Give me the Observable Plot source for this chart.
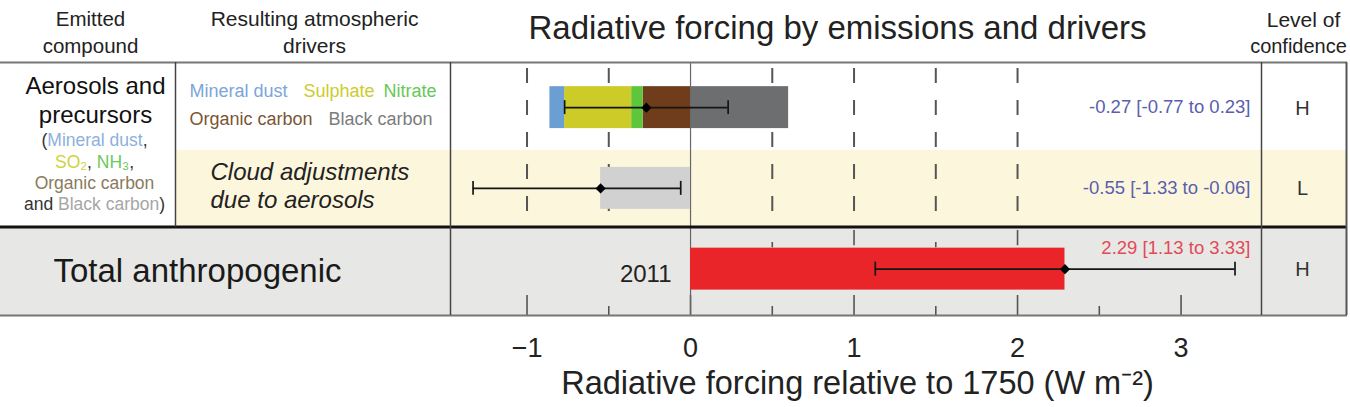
<!DOCTYPE html>
<html>
<head>
<meta charset="utf-8">
<script src="https://cdn.jsdelivr.net/npm/d3@7"></script>
<script src="https://cdn.jsdelivr.net/npm/@observablehq/plot@0.6"></script>
<style>
  html, body { margin: 0; padding: 0; background: #fff; overflow: hidden; }
  svg { display: block; }
</style>
</head>
<body>
<script>
// ---------------- data ----------------
const rows = ["Aerosols and precursors", "Cloud adjustments due to aerosols", "Total anthropogenic"];
const components = ["Mineral dust", "Sulphate", "Nitrate", "Organic carbon", "Black carbon"];
const componentValues = [-0.09, -0.41, -0.07, -0.29, 0.60];
const componentColors = ["#6b9fd4", "#cdcb27", "#5ec63a", "#6f3d1b", "#6d6e6f"];
const singleBarRows = [rows[1], rows[2]];
const singleBarValues = [-0.55, 2.29];
const singleBarColors = ["#d1d1d1", "#ea2529"];
const bestEstimates = [-0.27, -0.55, 2.29];
const lowerBounds = [-0.77, -1.33, 1.13];
const upperBounds = [0.23, -0.06, 3.33];
const confidenceLevels = ["H", "L", "H"];
const yearLabel = "2011";
const xTicks = [-1, 0, 1, 2, 3];
const minorTicks = [-0.5, 0.5, 1.5, 2.5];
const dashedTicks = [-1, -0.5, 0.5, 1, 1.5, 2];
const topMajorTicks = [1, 2];
const topMinorTicks = [0.5, 1.5];
const xDomain = [-1.468, 3.492];
const title = "Radiative forcing by emissions and drivers";
const axisTitle = "Radiative forcing relative to 1750 (W m\u207B\u00B2)";

// ---------------- layout ----------------
const W = 1350, H = 407, ML = 450, MR = 89, MT = 66.75, MB = 98;
const BW = (H - MT - MB) / rows.length;
const FONT = '"Liberation Sans", Arial, Helvetica, sans-serif';

// stacked aerosol components (organic carbon nearest zero)
const stacked = [];
{
  let neg = 0, pos = 0;
  for (let i = components.length - 1; i >= 0; --i) {
    const v = componentValues[i];
    if (v < 0) { stacked.push({row: rows[0], name: components[i], x1: neg, x2: neg + v, color: componentColors[i]}); neg += v; }
    else { stacked.push({row: rows[0], name: components[i], x1: pos, x2: pos + v, color: componentColors[i]}); pos += v; }
  }
}
const singleBars = singleBarRows.map((r, i) => ({row: r, value: singleBarValues[i], color: singleBarColors[i]}));
const errData = rows.map((r, i) => ({row: r, best: bestEstimates[i], lo: lowerBounds[i], hi: upperBounds[i], conf: confidenceLevels[i]}));
const fmt2 = v => v.toFixed(2);
const rangeLabel = d => `${fmt2(d.best)} [${fmt2(d.lo)} to ${fmt2(d.hi)}]`;
const tickFmt = d => (d < 0 ? "\u2212" + Math.abs(d) : String(d));

// annotation helper: absolute placement relative to the frame's top-left
function note(str, cx, baseline, o = {}) {
  return Plot.text([str], {
    text: d => d, frameAnchor: "top-left", dx: cx - ML, dy: baseline - MT,
    lineAnchor: "bottom", textAnchor: "middle", fill: "#222", fontSize: 20, ...o
  });
}
// multi-coloured line, centred on cx
const ctx = document.createElement("canvas").getContext("2d");
function colouredLine(parts, cx, baseline, fs) {
  ctx.font = `${fs}px ${FONT}`;
  const widths = parts.map(p => ctx.measureText(p[0]).width);
  const total = d3.sum(widths);
  let x = cx - total / 2;
  return parts.map((p, i) => {
    const m = note(p[0], x, baseline, {textAnchor: "start", fill: p[1], fontSize: fs});
    x += widths[i];
    return m;
  });
}

const dark = "#333";
const leftLines = [
  ...colouredLine([["(", dark], ["Mineral dust", "#8db0dc"], [",", dark]], 94, 145, 17.5),
  ...colouredLine([["SO\u2082", "#cfd23c"], [", ", dark], ["NH\u2083", "#6cc85e"], [",", dark]], 94, 167, 17.5),
  ...colouredLine([["Organic carbon", "#8a7a5c"]], 94, 188, 17.5),
  ...colouredLine([["and ", dark], ["Black carbon", "#a6a6a6"], [")", dark]], 94, 209, 17.5)
];

const plot = Plot.plot({
  width: W, height: H,
  marginLeft: ML, marginRight: MR, marginTop: MT, marginBottom: MB,
  style: {fontFamily: FONT, background: "#fff", overflow: "visible"},
  x: {domain: xDomain, axis: null},
  y: {type: "band", domain: rows, padding: 0, round: false, axis: null},
  color: {type: "identity"},
  marks: [
    // row backgrounds
    Plot.barX([rows[1]], {y: d => d, x1: () => xDomain[0], x2: () => xDomain[1], fill: "#fcf6dc",
      insetLeft: -275, insetRight: -86, insetTop: 2.5, insetBottom: 2.25}),
    Plot.barX([rows[2]], {y: d => d, x1: () => xDomain[0], x2: () => xDomain[1], fill: "#e7e7e5",
      insetLeft: -450, insetRight: -86, insetTop: -1.25, insetBottom: -6}),
    // dashed guide lines
    Plot.ruleX(dashedTicks, {x: d => d, y1: () => rows[0], y2: () => rows[1], insetTop: 1.25, insetBottom: 16,
      stroke: "#555", strokeWidth: 2, strokeDasharray: "15,17"}),
    // row 3 ticks
    Plot.tickX(xTicks, {x: d => d, y: () => rows[2], insetTop: BW - 14, insetBottom: -6, stroke: "#555", strokeWidth: 1.6}),
    Plot.tickX(minorTicks, {x: d => d, y: () => rows[2], insetTop: BW - 3, insetBottom: -6, stroke: "#555", strokeWidth: 1.6}),
    Plot.tickX(topMajorTicks, {x: d => d, y: () => rows[2], insetTop: 1.75, insetBottom: BW - 17, stroke: "#555", strokeWidth: 1.6}),
    Plot.tickX(topMinorTicks, {x: d => d, y: () => rows[2], insetTop: 13.75, insetBottom: BW - 19, stroke: "#555", strokeWidth: 1.6}),
    // zero line
    Plot.ruleX([0], {x: d => d, y1: () => rows[0], y2: () => rows[2], insetTop: -4.75, insetBottom: -6, stroke: "#666", strokeWidth: 1.2}),
    // bars
    Plot.barX(stacked, {y: "row", x1: "x1", x2: "x2", fill: "color", insetTop: 19.4, insetBottom: 19.4}),
    Plot.barX(singleBars, {y: "row", x1: () => 0, x2: "value", fill: "color", insetTop: 19.4, insetBottom: 19.4}),
    // error bars
    Plot.ruleY(errData, {y: "row", x1: "lo", x2: "hi", stroke: "#151515", strokeWidth: 1.7}),
    Plot.tickX(errData, {x: "lo", y: "row", insetTop: 33.4, insetBottom: 33.4, stroke: "#151515", strokeWidth: 1.7}),
    Plot.tickX(errData, {x: "hi", y: "row", insetTop: 33.4, insetBottom: 33.4, stroke: "#151515", strokeWidth: 1.7}),
    Plot.dot(errData, {x: "best", y: "row", symbol: "diamond2", r: 4.6, fill: "#000", stroke: null}),
    // table lines
    Plot.ruleY([rows[0]], {y: d => d, dy: -BW / 2 - 4.75, insetLeft: -ML, insetRight: -86, stroke: "#777", strokeWidth: 2}),
    Plot.ruleY([rows[2]], {y: d => d, dy: -BW / 2 - 1.75, insetLeft: -ML, insetRight: -86, stroke: "#111", strokeWidth: 3}),
    Plot.ruleY([rows[2]], {y: d => d, dy: BW / 2 + 6, insetLeft: -ML, insetRight: -86, stroke: "#777", strokeWidth: 2}),
    Plot.ruleX([xDomain[0]], {x: d => d, dx: -275, y1: () => rows[0], y2: () => rows[1], insetTop: -4.75, insetBottom: 1.75, stroke: "#444", strokeWidth: 1.5}),
    Plot.ruleX([xDomain[0]], {x: d => d, y1: () => rows[0], y2: () => rows[2], insetTop: -4.75, insetBottom: -6, stroke: "#444", strokeWidth: 1.5}),
    Plot.ruleX([xDomain[1]], {x: d => d, y1: () => rows[0], y2: () => rows[2], insetTop: -4.75, insetBottom: -6, stroke: "#444", strokeWidth: 1.5}),
    Plot.ruleX([xDomain[1]], {x: d => d, dx: 85, y1: () => rows[0], y2: () => rows[2], insetTop: -4.75, insetBottom: -6, stroke: "#555", strokeWidth: 2}),
    // value labels and confidence
    Plot.text(errData.slice(0, 2), {y: "row", frameAnchor: "right", dx: -11, dy: 5.5, textAnchor: "end", lineAnchor: "bottom",
      text: rangeLabel, fill: "#5a5eae", fontSize: 18.5}),
    Plot.text(errData.slice(2), {y: "row", frameAnchor: "right", dx: -11, dy: -15.6, textAnchor: "end", lineAnchor: "bottom",
      text: rangeLabel, fill: "#e24a57", fontSize: 18.5}),
    Plot.text(errData, {y: "row", frameAnchor: "right", dx: 41, dy: 7, textAnchor: "middle", lineAnchor: "bottom",
      text: "conf", fill: "#333", fontSize: 20}),
    Plot.text([yearLabel], {x: () => 0, y: () => rows[2], dx: -19, dy: 13, textAnchor: "end", lineAnchor: "bottom",
      text: d => d, fill: "#222", fontSize: 24}),
    // x axis tick labels and title
    Plot.text(xTicks, {x: d => d, frameAnchor: "bottom", dy: 47, lineAnchor: "bottom", text: tickFmt, fill: "#222", fontSize: 27}),
    note(axisTitle, 857, 393, {fontSize: 32.5}),
    // headers
    note(title, 837, 38, {fontSize: 33}),
    note("Emitted", 90, 25, {fontSize: 20.5}),
    note("compound", 90, 52, {fontSize: 20.5}),
    note("Resulting atmospheric", 314, 25, {fontSize: 21}),
    note("drivers", 314, 52, {fontSize: 21}),
    note("Level of", 1303, 26, {fontSize: 21}),
    note("confidence", 1298, 52, {fontSize: 20}),
    // row labels
    note("Aerosols and", 95, 93, {fontSize: 24, fill: "#111"}),
    note("precursors", 95, 122, {fontSize: 24, fill: "#111"}),
    ...leftLines,
    note("Mineral dust", 189, 96, {textAnchor: "start", fontSize: 18, fill: "#7aa6da"}),
    note("Sulphate", 303, 96, {textAnchor: "start", fontSize: 18, fill: "#cccc2e"}),
    note("Nitrate", 383, 96, {textAnchor: "start", fontSize: 18, fill: "#66c856"}),
    note("Organic carbon", 189, 124, {textAnchor: "start", fontSize: 18, fill: "#7a5634"}),
    note("Black carbon", 328, 124, {textAnchor: "start", fontSize: 18, fill: "#7c7c7c"}),
    note("Cloud adjustments", 210, 179, {textAnchor: "start", fontSize: 24, fontStyle: "italic", fill: "#222"}),
    note("due to aerosols", 210, 207, {textAnchor: "start", fontSize: 24, fontStyle: "italic", fill: "#222"}),
    note("Total anthropogenic", 53, 281, {textAnchor: "start", fontSize: 33, fill: "#1a1a1a"})
  ]
});
document.body.appendChild(plot);
</script>
</body>
</html>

++++++

DESCRIPTION OF THE TASK
Write out again exactly the lines from the start of the data above through the line containing "Arial, Helvetica, sans-serif';", inclusive, excluding any pictures.

SOLUTION FOR THIS PROBLEM
Give me the Observable Plot source for this chart.
<!DOCTYPE html>
<html>
<head>
<meta charset="utf-8">
<script src="https://cdn.jsdelivr.net/npm/d3@7"></script>
<script src="https://cdn.jsdelivr.net/npm/@observablehq/plot@0.6"></script>
<style>
  html, body { margin: 0; padding: 0; background: #fff; overflow: hidden; }
  svg { display: block; }
</style>
</head>
<body>
<script>
// ---------------- data ----------------
const rows = ["Aerosols and precursors", "Cloud adjustments due to aerosols", "Total anthropogenic"];
const components = ["Mineral dust", "Sulphate", "Nitrate", "Organic carbon", "Black carbon"];
const componentValues = [-0.09, -0.41, -0.07, -0.29, 0.60];
const componentColors = ["#6b9fd4", "#cdcb27", "#5ec63a", "#6f3d1b", "#6d6e6f"];
const singleBarRows = [rows[1], rows[2]];
const singleBarValues = [-0.55, 2.29];
const singleBarColors = ["#d1d1d1", "#ea2529"];
const bestEstimates = [-0.27, -0.55, 2.29];
const lowerBounds = [-0.77, -1.33, 1.13];
const upperBounds = [0.23, -0.06, 3.33];
const confidenceLevels = ["H", "L", "H"];
const yearLabel = "2011";
const xTicks = [-1, 0, 1, 2, 3];
const minorTicks = [-0.5, 0.5, 1.5, 2.5];
const dashedTicks = [-1, -0.5, 0.5, 1, 1.5, 2];
const topMajorTicks = [1, 2];
const topMinorTicks = [0.5, 1.5];
const xDomain = [-1.468, 3.492];
const title = "Radiative forcing by emissions and drivers";
const axisTitle = "Radiative forcing relative to 1750 (W m\u207B\u00B2)";

// ---------------- layout ----------------
const W = 1350, H = 407, ML = 450, MR = 89, MT = 66.75, MB = 98;
const BW = (H - MT - MB) / rows.length;
const FONT = '"Liberation Sans", Arial, Helvetica, sans-serif';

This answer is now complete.